-- start Given information --
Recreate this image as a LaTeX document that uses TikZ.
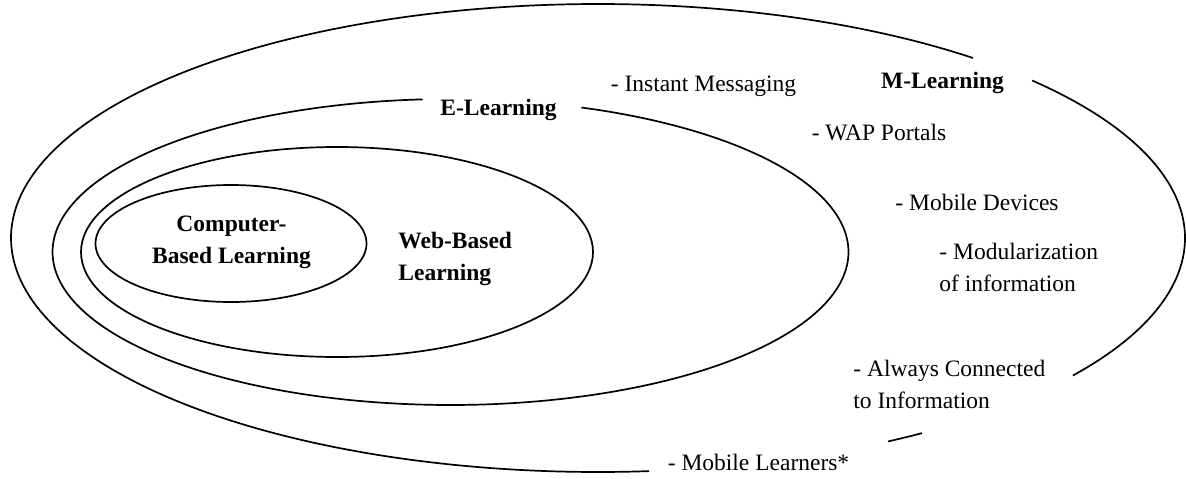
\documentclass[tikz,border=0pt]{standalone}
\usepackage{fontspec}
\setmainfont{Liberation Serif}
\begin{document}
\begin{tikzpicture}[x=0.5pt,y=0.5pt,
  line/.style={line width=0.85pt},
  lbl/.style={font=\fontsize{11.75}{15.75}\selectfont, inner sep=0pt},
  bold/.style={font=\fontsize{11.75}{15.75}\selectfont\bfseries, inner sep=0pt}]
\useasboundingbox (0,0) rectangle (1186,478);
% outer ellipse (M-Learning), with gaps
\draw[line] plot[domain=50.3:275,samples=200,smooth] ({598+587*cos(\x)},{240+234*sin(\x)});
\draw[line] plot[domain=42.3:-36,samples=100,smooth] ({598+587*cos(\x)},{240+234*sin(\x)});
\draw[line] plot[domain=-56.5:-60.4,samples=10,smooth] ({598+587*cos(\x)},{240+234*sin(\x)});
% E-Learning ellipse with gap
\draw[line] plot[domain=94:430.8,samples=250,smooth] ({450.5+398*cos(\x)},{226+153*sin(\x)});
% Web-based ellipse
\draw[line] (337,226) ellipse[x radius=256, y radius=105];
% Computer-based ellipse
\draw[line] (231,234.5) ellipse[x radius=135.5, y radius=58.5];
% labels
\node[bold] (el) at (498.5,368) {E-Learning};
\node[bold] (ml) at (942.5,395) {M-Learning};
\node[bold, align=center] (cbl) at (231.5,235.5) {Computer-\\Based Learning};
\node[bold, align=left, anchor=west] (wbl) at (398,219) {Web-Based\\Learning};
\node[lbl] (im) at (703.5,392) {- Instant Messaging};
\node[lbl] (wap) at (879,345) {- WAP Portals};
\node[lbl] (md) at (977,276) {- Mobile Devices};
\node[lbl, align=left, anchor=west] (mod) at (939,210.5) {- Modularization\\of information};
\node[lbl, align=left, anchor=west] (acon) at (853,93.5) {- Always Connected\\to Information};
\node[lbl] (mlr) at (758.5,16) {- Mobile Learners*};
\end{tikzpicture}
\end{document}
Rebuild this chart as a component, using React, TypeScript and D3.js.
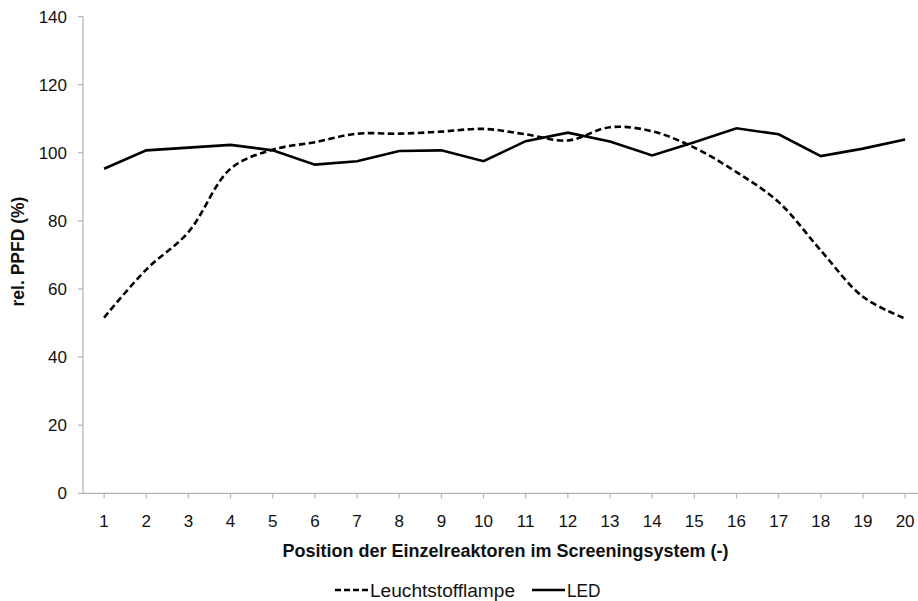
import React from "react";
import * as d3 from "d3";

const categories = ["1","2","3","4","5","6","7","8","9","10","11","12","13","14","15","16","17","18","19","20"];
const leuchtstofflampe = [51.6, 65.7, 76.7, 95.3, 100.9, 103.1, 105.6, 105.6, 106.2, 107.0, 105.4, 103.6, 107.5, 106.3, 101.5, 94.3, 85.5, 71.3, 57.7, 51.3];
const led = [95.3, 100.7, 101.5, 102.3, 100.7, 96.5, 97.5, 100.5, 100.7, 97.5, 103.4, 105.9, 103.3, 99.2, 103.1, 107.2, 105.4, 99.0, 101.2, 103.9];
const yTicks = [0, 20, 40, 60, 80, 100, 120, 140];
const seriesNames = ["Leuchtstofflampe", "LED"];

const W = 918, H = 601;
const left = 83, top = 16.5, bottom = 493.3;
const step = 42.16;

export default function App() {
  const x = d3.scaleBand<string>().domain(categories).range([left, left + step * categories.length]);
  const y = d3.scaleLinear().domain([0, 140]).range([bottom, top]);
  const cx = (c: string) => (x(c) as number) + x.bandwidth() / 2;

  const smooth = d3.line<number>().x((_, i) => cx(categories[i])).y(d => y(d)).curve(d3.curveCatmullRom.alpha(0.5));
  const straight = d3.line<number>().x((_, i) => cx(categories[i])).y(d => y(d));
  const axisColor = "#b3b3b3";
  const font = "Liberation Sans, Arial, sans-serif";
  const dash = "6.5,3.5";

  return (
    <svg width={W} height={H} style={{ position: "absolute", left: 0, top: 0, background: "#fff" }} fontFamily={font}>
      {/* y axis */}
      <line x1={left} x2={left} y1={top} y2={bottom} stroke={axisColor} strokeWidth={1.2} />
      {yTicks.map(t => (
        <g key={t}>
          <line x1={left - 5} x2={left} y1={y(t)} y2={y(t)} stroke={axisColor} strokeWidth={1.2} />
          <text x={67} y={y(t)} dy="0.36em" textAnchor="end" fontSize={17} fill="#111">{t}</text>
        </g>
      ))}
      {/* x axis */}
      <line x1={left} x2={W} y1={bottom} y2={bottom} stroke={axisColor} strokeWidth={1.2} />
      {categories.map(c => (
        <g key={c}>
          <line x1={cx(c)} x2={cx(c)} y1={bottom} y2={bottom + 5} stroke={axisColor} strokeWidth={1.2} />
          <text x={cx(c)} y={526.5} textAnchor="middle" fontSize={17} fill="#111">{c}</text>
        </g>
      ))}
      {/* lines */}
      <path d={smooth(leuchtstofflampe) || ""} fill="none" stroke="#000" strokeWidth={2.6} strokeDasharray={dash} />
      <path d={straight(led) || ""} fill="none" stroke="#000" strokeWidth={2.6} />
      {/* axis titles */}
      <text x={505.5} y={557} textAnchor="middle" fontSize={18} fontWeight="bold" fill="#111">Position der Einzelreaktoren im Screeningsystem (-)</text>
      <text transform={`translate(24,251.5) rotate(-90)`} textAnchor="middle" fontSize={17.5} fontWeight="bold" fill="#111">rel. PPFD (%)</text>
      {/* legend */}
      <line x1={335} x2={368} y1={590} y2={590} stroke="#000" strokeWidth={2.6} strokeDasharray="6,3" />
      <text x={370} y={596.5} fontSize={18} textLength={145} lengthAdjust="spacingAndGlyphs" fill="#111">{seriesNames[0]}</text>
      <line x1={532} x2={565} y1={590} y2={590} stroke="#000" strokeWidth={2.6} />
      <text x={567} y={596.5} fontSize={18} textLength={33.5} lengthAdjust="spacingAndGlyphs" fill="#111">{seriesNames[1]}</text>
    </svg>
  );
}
-- end Given information --
• _Directive_:
Without including any pictures, output all the entries above exactly.

• _Task output_:
Recreate this image as a LaTeX document that uses TikZ.
\documentclass[tikz,border=0pt]{standalone}
\usepackage{fontspec}
\setmainfont{Liberation Serif}
\begin{document}
\begin{tikzpicture}[x=0.5pt,y=0.5pt,
  line/.style={line width=0.85pt},
  lbl/.style={font=\fontsize{11.75}{15.75}\selectfont, inner sep=0pt},
  bold/.style={font=\fontsize{11.75}{15.75}\selectfont\bfseries, inner sep=0pt}]
\useasboundingbox (0,0) rectangle (1186,478);
% outer ellipse (M-Learning), with gaps
\draw[line] plot[domain=50.3:275,samples=200,smooth] ({598+587*cos(\x)},{240+234*sin(\x)});
\draw[line] plot[domain=42.3:-36,samples=100,smooth] ({598+587*cos(\x)},{240+234*sin(\x)});
\draw[line] plot[domain=-56.5:-60.4,samples=10,smooth] ({598+587*cos(\x)},{240+234*sin(\x)});
% E-Learning ellipse with gap
\draw[line] plot[domain=94:430.8,samples=250,smooth] ({450.5+398*cos(\x)},{226+153*sin(\x)});
% Web-based ellipse
\draw[line] (337,226) ellipse[x radius=256, y radius=105];
% Computer-based ellipse
\draw[line] (231,234.5) ellipse[x radius=135.5, y radius=58.5];
% labels
\node[bold] (el) at (498.5,368) {E-Learning};
\node[bold] (ml) at (942.5,395) {M-Learning};
\node[bold, align=center] (cbl) at (231.5,235.5) {Computer-\\Based Learning};
\node[bold, align=left, anchor=west] (wbl) at (398,219) {Web-Based\\Learning};
\node[lbl] (im) at (703.5,392) {- Instant Messaging};
\node[lbl] (wap) at (879,345) {- WAP Portals};
\node[lbl] (md) at (977,276) {- Mobile Devices};
\node[lbl, align=left, anchor=west] (mod) at (939,210.5) {- Modularization\\of information};
\node[lbl, align=left, anchor=west] (acon) at (853,93.5) {- Always Connected\\to Information};
\node[lbl] (mlr) at (758.5,16) {- Mobile Learners*};
\end{tikzpicture}
\end{document}
Rebuild this chart as a component, using React, TypeScript and D3.js.
import React from "react";
import * as d3 from "d3";

const categories = ["1","2","3","4","5","6","7","8","9","10","11","12","13","14","15","16","17","18","19","20"];
const leuchtstofflampe = [51.6, 65.7, 76.7, 95.3, 100.9, 103.1, 105.6, 105.6, 106.2, 107.0, 105.4, 103.6, 107.5, 106.3, 101.5, 94.3, 85.5, 71.3, 57.7, 51.3];
const led = [95.3, 100.7, 101.5, 102.3, 100.7, 96.5, 97.5, 100.5, 100.7, 97.5, 103.4, 105.9, 103.3, 99.2, 103.1, 107.2, 105.4, 99.0, 101.2, 103.9];
const yTicks = [0, 20, 40, 60, 80, 100, 120, 140];
const seriesNames = ["Leuchtstofflampe", "LED"];

const W = 918, H = 601;
const left = 83, top = 16.5, bottom = 493.3;
const step = 42.16;

export default function App() {
  const x = d3.scaleBand<string>().domain(categories).range([left, left + step * categories.length]);
  const y = d3.scaleLinear().domain([0, 140]).range([bottom, top]);
  const cx = (c: string) => (x(c) as number) + x.bandwidth() / 2;

  const smooth = d3.line<number>().x((_, i) => cx(categories[i])).y(d => y(d)).curve(d3.curveCatmullRom.alpha(0.5));
  const straight = d3.line<number>().x((_, i) => cx(categories[i])).y(d => y(d));
  const axisColor = "#b3b3b3";
  const font = "Liberation Sans, Arial, sans-serif";
  const dash = "6.5,3.5";

  return (
    <svg width={W} height={H} style={{ position: "absolute", left: 0, top: 0, background: "#fff" }} fontFamily={font}>
      {/* y axis */}
      <line x1={left} x2={left} y1={top} y2={bottom} stroke={axisColor} strokeWidth={1.2} />
      {yTicks.map(t => (
        <g key={t}>
          <line x1={left - 5} x2={left} y1={y(t)} y2={y(t)} stroke={axisColor} strokeWidth={1.2} />
          <text x={67} y={y(t)} dy="0.36em" textAnchor="end" fontSize={17} fill="#111">{t}</text>
        </g>
      ))}
      {/* x axis */}
      <line x1={left} x2={W} y1={bottom} y2={bottom} stroke={axisColor} strokeWidth={1.2} />
      {categories.map(c => (
        <g key={c}>
          <line x1={cx(c)} x2={cx(c)} y1={bottom} y2={bottom + 5} stroke={axisColor} strokeWidth={1.2} />
          <text x={cx(c)} y={526.5} textAnchor="middle" fontSize={17} fill="#111">{c}</text>
        </g>
      ))}
      {/* lines */}
      <path d={smooth(leuchtstofflampe) || ""} fill="none" stroke="#000" strokeWidth={2.6} strokeDasharray={dash} />
      <path d={straight(led) || ""} fill="none" stroke="#000" strokeWidth={2.6} />
      {/* axis titles */}
      <text x={505.5} y={557} textAnchor="middle" fontSize={18} fontWeight="bold" fill="#111">Position der Einzelreaktoren im Screeningsystem (-)</text>
      <text transform={`translate(24,251.5) rotate(-90)`} textAnchor="middle" fontSize={17.5} fontWeight="bold" fill="#111">rel. PPFD (%)</text>
      {/* legend */}
      <line x1={335} x2={368} y1={590} y2={590} stroke="#000" strokeWidth={2.6} strokeDasharray="6,3" />
      <text x={370} y={596.5} fontSize={18} textLength={145} lengthAdjust="spacingAndGlyphs" fill="#111">{seriesNames[0]}</text>
      <line x1={532} x2={565} y1={590} y2={590} stroke="#000" strokeWidth={2.6} />
      <text x={567} y={596.5} fontSize={18} textLength={33.5} lengthAdjust="spacingAndGlyphs" fill="#111">{seriesNames[1]}</text>
    </svg>
  );
}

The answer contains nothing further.